_What the task asks_. Once the pictures are set aside, transcribe the remaining data exactly.

[START]

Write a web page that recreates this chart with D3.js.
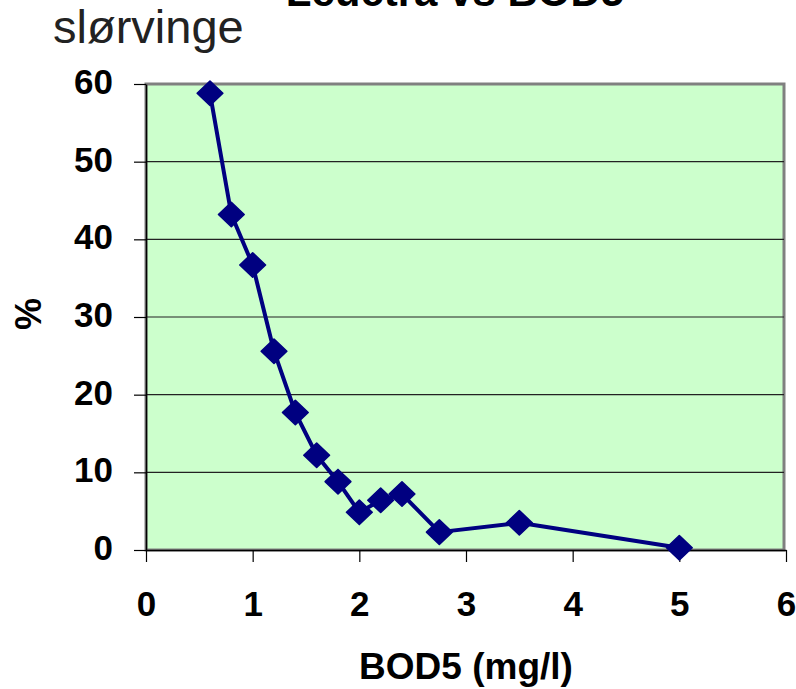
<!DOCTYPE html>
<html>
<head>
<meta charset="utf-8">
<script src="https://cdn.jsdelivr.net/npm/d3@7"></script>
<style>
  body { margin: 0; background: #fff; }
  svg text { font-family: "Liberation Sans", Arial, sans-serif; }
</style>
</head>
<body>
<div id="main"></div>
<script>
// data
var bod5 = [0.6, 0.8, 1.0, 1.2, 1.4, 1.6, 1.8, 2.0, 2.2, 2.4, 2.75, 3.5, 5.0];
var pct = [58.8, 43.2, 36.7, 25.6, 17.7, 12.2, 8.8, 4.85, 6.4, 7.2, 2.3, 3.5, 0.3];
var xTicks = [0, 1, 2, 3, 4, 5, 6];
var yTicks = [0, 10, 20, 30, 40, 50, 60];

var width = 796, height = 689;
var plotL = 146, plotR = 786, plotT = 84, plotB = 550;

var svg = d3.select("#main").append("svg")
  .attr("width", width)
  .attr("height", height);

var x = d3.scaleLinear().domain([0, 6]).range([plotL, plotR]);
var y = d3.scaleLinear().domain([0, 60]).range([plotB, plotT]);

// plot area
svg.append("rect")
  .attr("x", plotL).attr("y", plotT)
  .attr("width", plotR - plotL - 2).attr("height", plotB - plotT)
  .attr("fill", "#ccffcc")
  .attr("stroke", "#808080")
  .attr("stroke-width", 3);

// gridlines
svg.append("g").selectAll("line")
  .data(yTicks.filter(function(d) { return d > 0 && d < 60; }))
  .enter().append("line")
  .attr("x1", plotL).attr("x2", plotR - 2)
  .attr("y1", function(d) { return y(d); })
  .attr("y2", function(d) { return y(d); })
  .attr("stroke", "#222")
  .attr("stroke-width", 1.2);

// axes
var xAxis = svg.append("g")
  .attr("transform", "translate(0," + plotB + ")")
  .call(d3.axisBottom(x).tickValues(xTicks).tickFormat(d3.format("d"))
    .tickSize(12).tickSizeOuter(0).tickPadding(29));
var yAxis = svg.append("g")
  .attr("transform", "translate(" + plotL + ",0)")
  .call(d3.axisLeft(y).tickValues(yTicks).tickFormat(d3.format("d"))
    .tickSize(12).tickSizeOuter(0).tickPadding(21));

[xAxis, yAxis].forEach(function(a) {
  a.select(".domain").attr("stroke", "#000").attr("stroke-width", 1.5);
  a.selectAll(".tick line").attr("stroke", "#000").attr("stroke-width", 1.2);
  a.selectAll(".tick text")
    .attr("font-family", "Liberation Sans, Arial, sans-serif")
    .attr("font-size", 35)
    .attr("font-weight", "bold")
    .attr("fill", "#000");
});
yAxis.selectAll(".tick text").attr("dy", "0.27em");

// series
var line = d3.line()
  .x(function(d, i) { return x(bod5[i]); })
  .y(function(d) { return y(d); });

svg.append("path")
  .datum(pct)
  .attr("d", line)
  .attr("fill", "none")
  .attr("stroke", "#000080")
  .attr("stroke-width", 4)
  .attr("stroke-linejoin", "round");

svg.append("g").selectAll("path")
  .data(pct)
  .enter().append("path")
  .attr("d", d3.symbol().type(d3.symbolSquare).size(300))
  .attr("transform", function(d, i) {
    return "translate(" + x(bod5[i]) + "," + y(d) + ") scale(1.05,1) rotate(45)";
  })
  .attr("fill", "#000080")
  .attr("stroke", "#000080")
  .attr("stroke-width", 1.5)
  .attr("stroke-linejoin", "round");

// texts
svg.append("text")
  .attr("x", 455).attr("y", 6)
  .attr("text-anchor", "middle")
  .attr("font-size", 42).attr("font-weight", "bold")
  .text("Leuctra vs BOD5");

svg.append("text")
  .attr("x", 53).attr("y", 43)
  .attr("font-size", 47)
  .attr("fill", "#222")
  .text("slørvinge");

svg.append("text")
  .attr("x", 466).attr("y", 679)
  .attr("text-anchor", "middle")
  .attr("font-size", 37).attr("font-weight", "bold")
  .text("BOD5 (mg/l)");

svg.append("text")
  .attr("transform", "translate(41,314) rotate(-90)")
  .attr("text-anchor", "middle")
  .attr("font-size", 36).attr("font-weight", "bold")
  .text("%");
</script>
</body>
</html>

[END]

_Result_.
Write a web page that recreates this chart with D3.js.
<!DOCTYPE html>
<html>
<head>
<meta charset="utf-8">
<script src="https://cdn.jsdelivr.net/npm/d3@7"></script>
<style>
  body { margin: 0; background: #fff; }
  svg text { font-family: "Liberation Sans", Arial, sans-serif; }
</style>
</head>
<body>
<div id="main"></div>
<script>
// data
var bod5 = [0.6, 0.8, 1.0, 1.2, 1.4, 1.6, 1.8, 2.0, 2.2, 2.4, 2.75, 3.5, 5.0];
var pct = [58.8, 43.2, 36.7, 25.6, 17.7, 12.2, 8.8, 4.85, 6.4, 7.2, 2.3, 3.5, 0.3];
var xTicks = [0, 1, 2, 3, 4, 5, 6];
var yTicks = [0, 10, 20, 30, 40, 50, 60];

var width = 796, height = 689;
var plotL = 146, plotR = 786, plotT = 84, plotB = 550;

var svg = d3.select("#main").append("svg")
  .attr("width", width)
  .attr("height", height);

var x = d3.scaleLinear().domain([0, 6]).range([plotL, plotR]);
var y = d3.scaleLinear().domain([0, 60]).range([plotB, plotT]);

// plot area
svg.append("rect")
  .attr("x", plotL).attr("y", plotT)
  .attr("width", plotR - plotL - 2).attr("height", plotB - plotT)
  .attr("fill", "#ccffcc")
  .attr("stroke", "#808080")
  .attr("stroke-width", 3);

// gridlines
svg.append("g").selectAll("line")
  .data(yTicks.filter(function(d) { return d > 0 && d < 60; }))
  .enter().append("line")
  .attr("x1", plotL).attr("x2", plotR - 2)
  .attr("y1", function(d) { return y(d); })
  .attr("y2", function(d) { return y(d); })
  .attr("stroke", "#222")
  .attr("stroke-width", 1.2);

// axes
var xAxis = svg.append("g")
  .attr("transform", "translate(0," + plotB + ")")
  .call(d3.axisBottom(x).tickValues(xTicks).tickFormat(d3.format("d"))
    .tickSize(12).tickSizeOuter(0).tickPadding(29));
var yAxis = svg.append("g")
  .attr("transform", "translate(" + plotL + ",0)")
  .call(d3.axisLeft(y).tickValues(yTicks).tickFormat(d3.format("d"))
    .tickSize(12).tickSizeOuter(0).tickPadding(21));

[xAxis, yAxis].forEach(function(a) {
  a.select(".domain").attr("stroke", "#000").attr("stroke-width", 1.5);
  a.selectAll(".tick line").attr("stroke", "#000").attr("stroke-width", 1.2);
  a.selectAll(".tick text")
    .attr("font-family", "Liberation Sans, Arial, sans-serif")
    .attr("font-size", 35)
    .attr("font-weight", "bold")
    .attr("fill", "#000");
});
yAxis.selectAll(".tick text").attr("dy", "0.27em");

// series
var line = d3.line()
  .x(function(d, i) { return x(bod5[i]); })
  .y(function(d) { return y(d); });

svg.append("path")
  .datum(pct)
  .attr("d", line)
  .attr("fill", "none")
  .attr("stroke", "#000080")
  .attr("stroke-width", 4)
  .attr("stroke-linejoin", "round");

svg.append("g").selectAll("path")
  .data(pct)
  .enter().append("path")
  .attr("d", d3.symbol().type(d3.symbolSquare).size(300))
  .attr("transform", function(d, i) {
    return "translate(" + x(bod5[i]) + "," + y(d) + ") scale(1.05,1) rotate(45)";
  })
  .attr("fill", "#000080")
  .attr("stroke", "#000080")
  .attr("stroke-width", 1.5)
  .attr("stroke-linejoin", "round");

// texts
svg.append("text")
  .attr("x", 455).attr("y", 6)
  .attr("text-anchor", "middle")
  .attr("font-size", 42).attr("font-weight", "bold")
  .text("Leuctra vs BOD5");

svg.append("text")
  .attr("x", 53).attr("y", 43)
  .attr("font-size", 47)
  .attr("fill", "#222")
  .text("slørvinge");

svg.append("text")
  .attr("x", 466).attr("y", 679)
  .attr("text-anchor", "middle")
  .attr("font-size", 37).attr("font-weight", "bold")
  .text("BOD5 (mg/l)");

svg.append("text")
  .attr("transform", "translate(41,314) rotate(-90)")
  .attr("text-anchor", "middle")
  .attr("font-size", 36).attr("font-weight", "bold")
  .text("%");
</script>
</body>
</html>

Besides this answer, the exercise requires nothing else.